How does YouTube treat educational, documentary, scientific or artistic content?
Sometimes videos that might otherwise violate our Community Guidelines may be allowed to stay on YouTube if the content offers a compelling reason with visible context for viewers. We often refer to this exception as 'EDSA', which stands for 'educational, documentary, scientific or artistic'. To help determine whether a video might qualify for an EDSA exception, we look at multiple factors, including the video title, descriptions and the context provided.
EDSA exceptions are a critical way in which we make sure that important speech stays on YouTube, while protecting the wider YouTube ecosystem from harmful content.
Resources
What action does YouTube take for content that violates the Community Guidelines?
Machine-learning systems help us identify and remove spam automatically, as well as remove re-uploads of content that we've already reviewed and determined violates our policies. YouTube takes action on other flagged videos after review by trained human reviewers. They assess whether the content does indeed violate our policies, and protect content that has an educational, documentary, scientific or artistic purpose. Our reviewer teams remove content that violates our policies and age-restrict content that may not be appropriate for all audiences. Reviewers' inputs are then used to train and improve the accuracy of our systems on a much larger scale.

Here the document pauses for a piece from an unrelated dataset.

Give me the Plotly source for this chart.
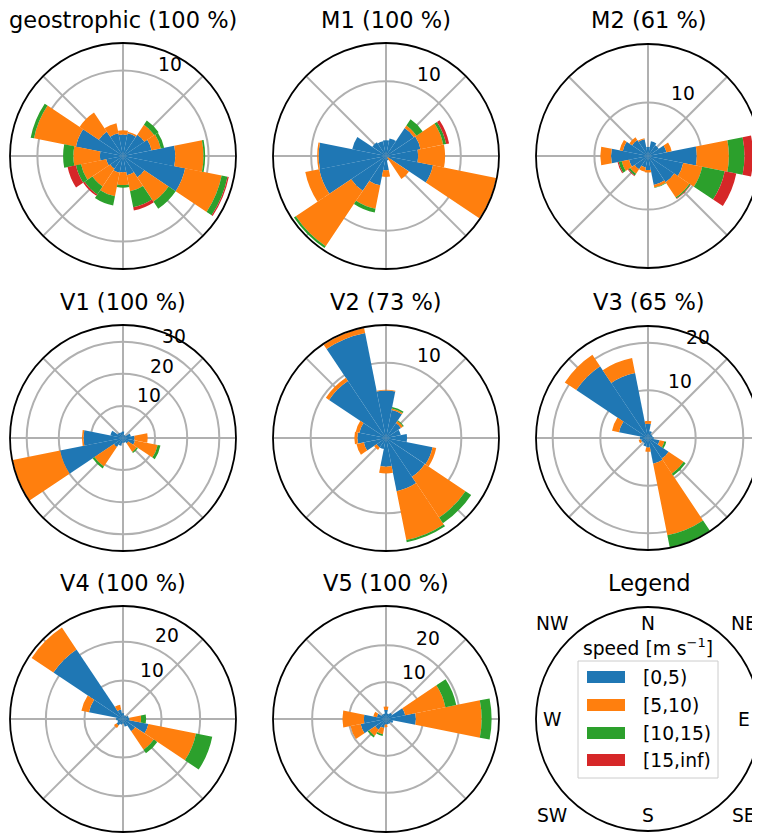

Community Guidelines strikes
If our reviewers decide that content violates our Community Guidelines, we remove the content and send a notice to the creator. The first time that a creator violates our Community Guidelines, they receive a warning with no penalty to the channel. After one warning, we'll issue a Community Guidelines strike to the channel and the account will have temporary restrictions including not being allowed to upload videos, live streams or stories for a one-week period. Channels that receive three strikes within a 90-day period will be terminated. Channels that are dedicated to violating our policies or that have a single case of severe abuse of the platform will bypass our strikes system and be terminated. All strikes and terminations can be appealed if the creator believes that there was an error, and our teams will re-review the decision.
Resources
Age-restricting content
Sometimes content doesn't violate our Community Guidelines but may not be appropriate for viewers under 18 years of age. In these cases, our review team will place an age restriction on the video so that it will not be visible to viewers under 18 years of age, logged-out users or to those who have Restricted mode enabled. Creators can also choose to age-restrict their own content at upload if they think that it's not suitable for younger audiences.